Long awaited cultural centers opens

Other than the occasional student walking through the third floor of O’Connell, the only sound that filled the South wing of the third floor was the golf team practicing swings. That all changed last Thursday with the opening of four new spaces.

On the day of the opening the once empty hallway became packed with students, staff, artists and golf teams members. DePaul’s Black, Latinx, LGBTQA, and Asian Pacific-Islander Desi-American (APIDA) cultural centers had their grand opening after months of waiting. The opening featured food, a raffle and a featured artist in each of the centers.

The decision to create the cultural centers was announced in the spring 2017. Along with this decision came the announcement that, due to lack of funds, the Center for Identity, Inclusion and Social Change would be closing down. The Office for Multicultural Student Success (OMSS) would oversee the new centers.

Former president Dennis Holtschneider announced the cultural centers in response to a list of demands from black student organizations on campus following the the Milo Yiannopoulos event and the protest surrounding it. 

The demand in particular at Fr. Holtschneider was responding to was the creation of a Black House, building where black students could have a place of their own to meet. The other demands on the list have yet to be fulfilled.

A school wide email from Fr. Holtschneider stated, “(…) DePaul will immediately create a new center dedicated to serving African-American students; that centers for Latinx and LGBTQA students will soon follow; and the university will establish a formalized point of contact for undocumented students.”

As subsequent email announced that the Center for Identity, Inclusion, and Social Change would be closing on Aug. 15. This email also outlined the structure and staffing that the new cultural center would have.

The coordinators of the centers at their grand opening on Thursday, Jan. 25.
(Jonathan Ballew | The DePaulia)

At the beginning of fall quarter DePaul student affairs sent out an email stating that all the coordinators should be in their offices by Sept. 18, and the centers should be fully operational by the end of fall quarter. The opening date became pushed back until a concrete date was given earlier this quarter.

According to Patricia Santoyo-Marin, the associate director of OMSS, the delay in the opening of the centers came for issues with construction. Several rooms and offices were renovated in order to house the new centers and their respective directors.

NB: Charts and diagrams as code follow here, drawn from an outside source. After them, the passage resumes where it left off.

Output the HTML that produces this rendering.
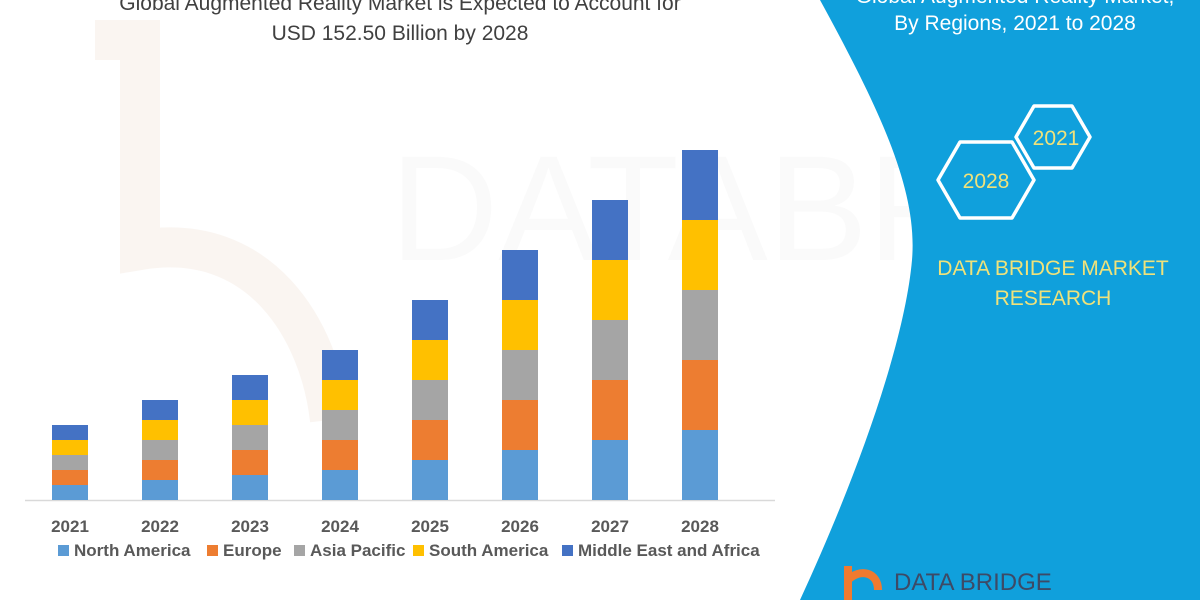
<!DOCTYPE html>
<html><head><meta charset="utf-8"><style>
body{margin:0;width:1200px;height:600px;overflow:hidden;background:#fff;font-family:"Liberation Sans",sans-serif}
</style></head><body>
<svg width="1200" height="600" xmlns="http://www.w3.org/2000/svg" style="position:absolute;left:0;top:0">
<rect width="1200" height="600" fill="#fff"/>
<g opacity="0.035" fill="#808080" font-family="Liberation Sans" font-size="150">
<text x="390" y="260">DATABRIDGE</text>
</g>
<path d="M95,40 L140,40 L140,250 C260,230 320,330 330,420" fill="none" stroke="#f6ebe4" stroke-width="40" opacity="0.5"/>
<g font-family="Liberation Sans" font-size="21" fill="#404040" text-anchor="middle">
<text x="400" y="10">Global Augmented Reality Market is Expected to Account for</text>
<text x="400" y="40">USD 152.50 Billion by 2028</text>
</g>
<line x1="25" y1="500.5" x2="775" y2="500.5" stroke="#d9d9d9" stroke-width="1.5"/>
<g>
<rect x="52" y="485" width="36" height="15" fill="#5b9bd5"/><rect x="52" y="470" width="36" height="15" fill="#ed7d31"/><rect x="52" y="455" width="36" height="15" fill="#a5a5a5"/><rect x="52" y="440" width="36" height="15" fill="#ffc000"/><rect x="52" y="425" width="36" height="15" fill="#4472c4"/>
<rect x="142" y="480" width="36" height="20" fill="#5b9bd5"/><rect x="142" y="460" width="36" height="20" fill="#ed7d31"/><rect x="142" y="440" width="36" height="20" fill="#a5a5a5"/><rect x="142" y="420" width="36" height="20" fill="#ffc000"/><rect x="142" y="400" width="36" height="20" fill="#4472c4"/>
<rect x="232" y="475" width="36" height="25" fill="#5b9bd5"/><rect x="232" y="450" width="36" height="25" fill="#ed7d31"/><rect x="232" y="425" width="36" height="25" fill="#a5a5a5"/><rect x="232" y="400" width="36" height="25" fill="#ffc000"/><rect x="232" y="375" width="36" height="25" fill="#4472c4"/>
<rect x="322" y="470" width="36" height="30" fill="#5b9bd5"/><rect x="322" y="440" width="36" height="30" fill="#ed7d31"/><rect x="322" y="410" width="36" height="30" fill="#a5a5a5"/><rect x="322" y="380" width="36" height="30" fill="#ffc000"/><rect x="322" y="350" width="36" height="30" fill="#4472c4"/>
<rect x="412" y="460" width="36" height="40" fill="#5b9bd5"/><rect x="412" y="420" width="36" height="40" fill="#ed7d31"/><rect x="412" y="380" width="36" height="40" fill="#a5a5a5"/><rect x="412" y="340" width="36" height="40" fill="#ffc000"/><rect x="412" y="300" width="36" height="40" fill="#4472c4"/>
<rect x="502" y="450" width="36" height="50" fill="#5b9bd5"/><rect x="502" y="400" width="36" height="50" fill="#ed7d31"/><rect x="502" y="350" width="36" height="50" fill="#a5a5a5"/><rect x="502" y="300" width="36" height="50" fill="#ffc000"/><rect x="502" y="250" width="36" height="50" fill="#4472c4"/>
<rect x="592" y="440" width="36" height="60" fill="#5b9bd5"/><rect x="592" y="380" width="36" height="60" fill="#ed7d31"/><rect x="592" y="320" width="36" height="60" fill="#a5a5a5"/><rect x="592" y="260" width="36" height="60" fill="#ffc000"/><rect x="592" y="200" width="36" height="60" fill="#4472c4"/>
<rect x="682" y="430" width="36" height="70" fill="#5b9bd5"/><rect x="682" y="360" width="36" height="70" fill="#ed7d31"/><rect x="682" y="290" width="36" height="70" fill="#a5a5a5"/><rect x="682" y="220" width="36" height="70" fill="#ffc000"/><rect x="682" y="150" width="36" height="70" fill="#4472c4"/>
</g>
<path d="M820,0 C880,110 918,190 912,260 C905,340 860,470 800,600 L1200,600 L1200,0 Z" fill="#10a0dc"/>
<g font-family="Liberation Sans" font-size="21" fill="#fff" text-anchor="middle">
<text x="1015" y="3">Global Augmented Reality Market,</text>
<text x="1015" y="30">By Regions, 2021 to 2028</text>
</g>
<polygon points="1016,137 1034,106 1072,106 1090,137 1072,168 1034,168" fill="none" stroke="#fff" stroke-width="3.5" stroke-linejoin="round"/>
<polygon points="938,180 960,142 1012,142 1034,180 1012,218 960,218" fill="none" stroke="#fff" stroke-width="3.5" stroke-linejoin="round"/>
<g font-family="Liberation Sans" font-size="21" fill="#f0e27a" text-anchor="middle">
<text x="1056" y="145">2021</text>
<text x="986" y="188">2028</text>
<text x="1053" y="275">DATA BRIDGE MARKET</text>
<text x="1053" y="305">RESEARCH</text>
</g>
<path d="M848,566 L848,600 M848,580 C860,568 878,572 878,590" fill="none" stroke="#f07a30" stroke-width="8"/>
<text x="894" y="590" font-family="Liberation Sans" font-size="24" fill="#3d4a66">DATA BRIDGE</text>
<g font-family="Liberation Sans" font-size="17" font-weight="bold" fill="#595959" text-anchor="middle">
<text x="70" y="532">2021</text><text x="160" y="532">2022</text><text x="250" y="532">2023</text><text x="340" y="532">2024</text>
<text x="430" y="532">2025</text><text x="520" y="532">2026</text><text x="610" y="532">2027</text><text x="700" y="532">2028</text>
</g>
<g font-family="Liberation Sans" font-size="17" font-weight="bold" fill="#595959">
<rect x="58" y="545" width="11" height="11" fill="#5b9bd5"/><text x="74" y="556">North America</text>
<rect x="207" y="545" width="11" height="11" fill="#ed7d31"/><text x="223" y="556">Europe</text>
<rect x="294" y="545" width="11" height="11" fill="#a5a5a5"/><text x="310" y="556">Asia Pacific</text>
<rect x="413" y="545" width="11" height="11" fill="#ffc000"/><text x="429" y="556">South America</text>
<rect x="562" y="545" width="11" height="11" fill="#4472c4"/><text x="578" y="556">Middle East and Africa</text>
</g>
</svg>
</body></html>
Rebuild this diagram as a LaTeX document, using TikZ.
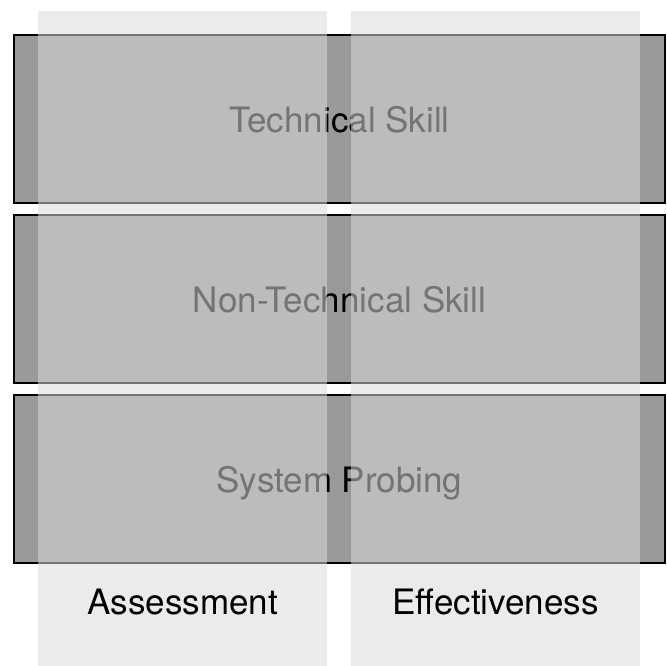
\documentclass[tikz,border=0pt]{standalone}
\usepackage{fontspec}
\setmainfont{TeX Gyre Heros}
\usepackage{tikz}
\usetikzlibrary{positioning}
\definecolor{colorBand}{gray}{0.604}
\definecolor{colorColumn}{gray}{0.853}
\tikzset{
  band/.style={draw=black, line width=1.3pt, fill=colorBand, minimum width=651pt, minimum height=168pt, inner sep=0pt, outer sep=0pt, text depth=0pt, font=\fontsize{35}{42}\selectfont},
  column/.style={fill=colorColumn, fill opacity=0.535, minimum width=289pt, minimum height=655pt, inner sep=0pt},
  label/.style={font=\fontsize{35}{42}\selectfont}
}

\begin{document}
\begin{tikzpicture}[x=1pt, y=1pt]
\useasboundingbox[fill=white] (0,0) rectangle (667,666);
% the three skill bands
\node[band] (technical) at (339.5,547) {Technical Skill};
\node[band, below=12pt of technical] (nontechnical) {Non-Technical Skill};
\node[band, below=12pt of nontechnical] (probing) {System Probing};
% the two see-through columns on top
\node[column] (assessment) at (182.75,327.5) {};
\node[column] (effectiveness) at (495.5,327.5) {};
\node[label] (assessmentLabel) at (182.5,64) {Assessment};
\node[label] (effectivenessLabel) at (495.5,64) {Effectiveness};
\end{tikzpicture}
\end{document}
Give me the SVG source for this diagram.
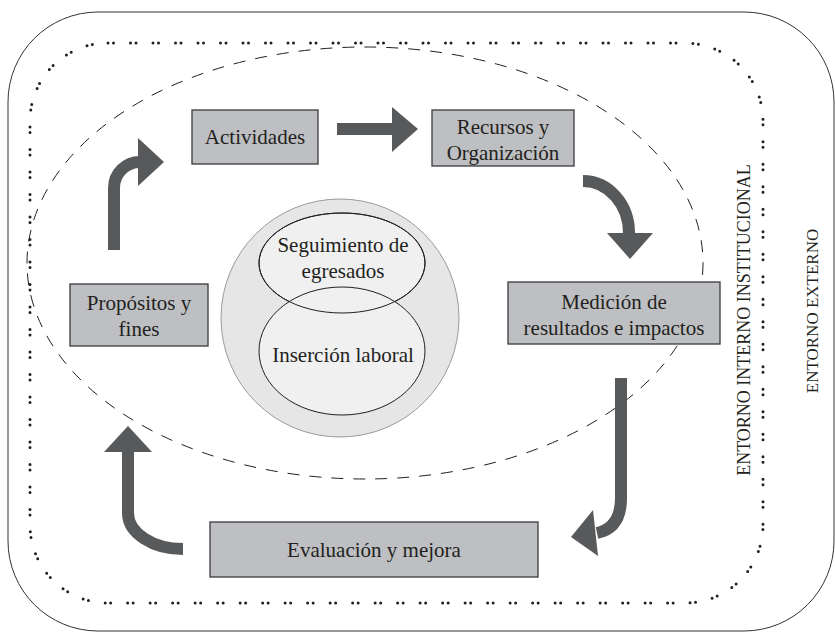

While the centers were open during the week, the grand opening was the first opportunity many people had to view the new spaces.

The students in attendance already had hopes for the ways in in the centers would be used.

“We definitely want to take advantage of the center it being the new hot spot for black students,” sophomore Darnell Langston said. “We definitely want to use this to reach the community the best way that our organization can.”

One of the event attendees was Reynaldo Santamaria, a student worker who was formerly a Social Justice Advocate (SoJA) and is now a front desk assistant at the new centers.They  hopes that the students of DePaul will take full advantage of these new spaces.

Other coordinators have high hopes for the future. Corey Barnes, Monica Ramos and Michael Riley are the coordinators for the Black, Latinx and LGBTQA centers respectively.

His fellow coordinators seemed to agree.

“We are hoping that students find a safe place where they feel good,” Ramos said.

Elon Sloan, a former student who worked at the Center for Identity, Inclusion, and Social Change, has hopes that collaboration and intersectionality will be part of the centers’ missions going forward.

Because each of the centers focuses solely on one identity, students that hold multiple marginalized identities might find themselves having to choose.

“We still have to see how intersectional these spaces turn out to be,” said Sloan, a black senior at DePaul who is non-binary trans.

“That’s a really heavy task,” said Riley in regards trying to who creating intersectionality in those spaces.

Riley and Barnes have already began putting in work toward creating programing that focuses on queer black voices. The type of cross-coordinating among the centers seems to be the best way students can expect intersectionality to be implemented.

Another major concern of the new centers is the lack of a coordinator at the APIDA cultural center. Every other cultural center except for APIDA had a coordinator during the opening months of fall quarter. The delay with APIDA is due in part to the fact that it was essentially an afterthought.

The only centers included in the original plan were the black, Latinx and LGBTQA centers. It wasn’t until students who have identities that fall under APIDA began to complain that the center was added into the plan in fall quarter. The lack of  a coordinator in this center means that the programing and support for the students falls on Santoyo-Marin and Dr. Kim Everett, the director of OMSS. It appears that the earliest a coordinator for this center can be expected to be hired is during spring quarter.

“I know that that topic amongst a list of other topics are to be discussed at the March Board of Trustees meeting, so we hope to have some sort of direction by then,” Santoyo-Marin said.

Although these centers are not without fault, the staff do demonstrate a commitment to ensuring that the voices of marginalized students are heard and considered.

“We do invite them to engage with coordinators, with myself, with other student leaders, so that that way their voice can be represented as move forward,” Santoyo-Marin said.

As the grand opening event came to an end and the cleaning process began, students made their way into the new centers. The sound of the golf team practicing their swings meant that the hallway was empty, but it was now accompanied by the sounds of students partaking in new spaces made for them.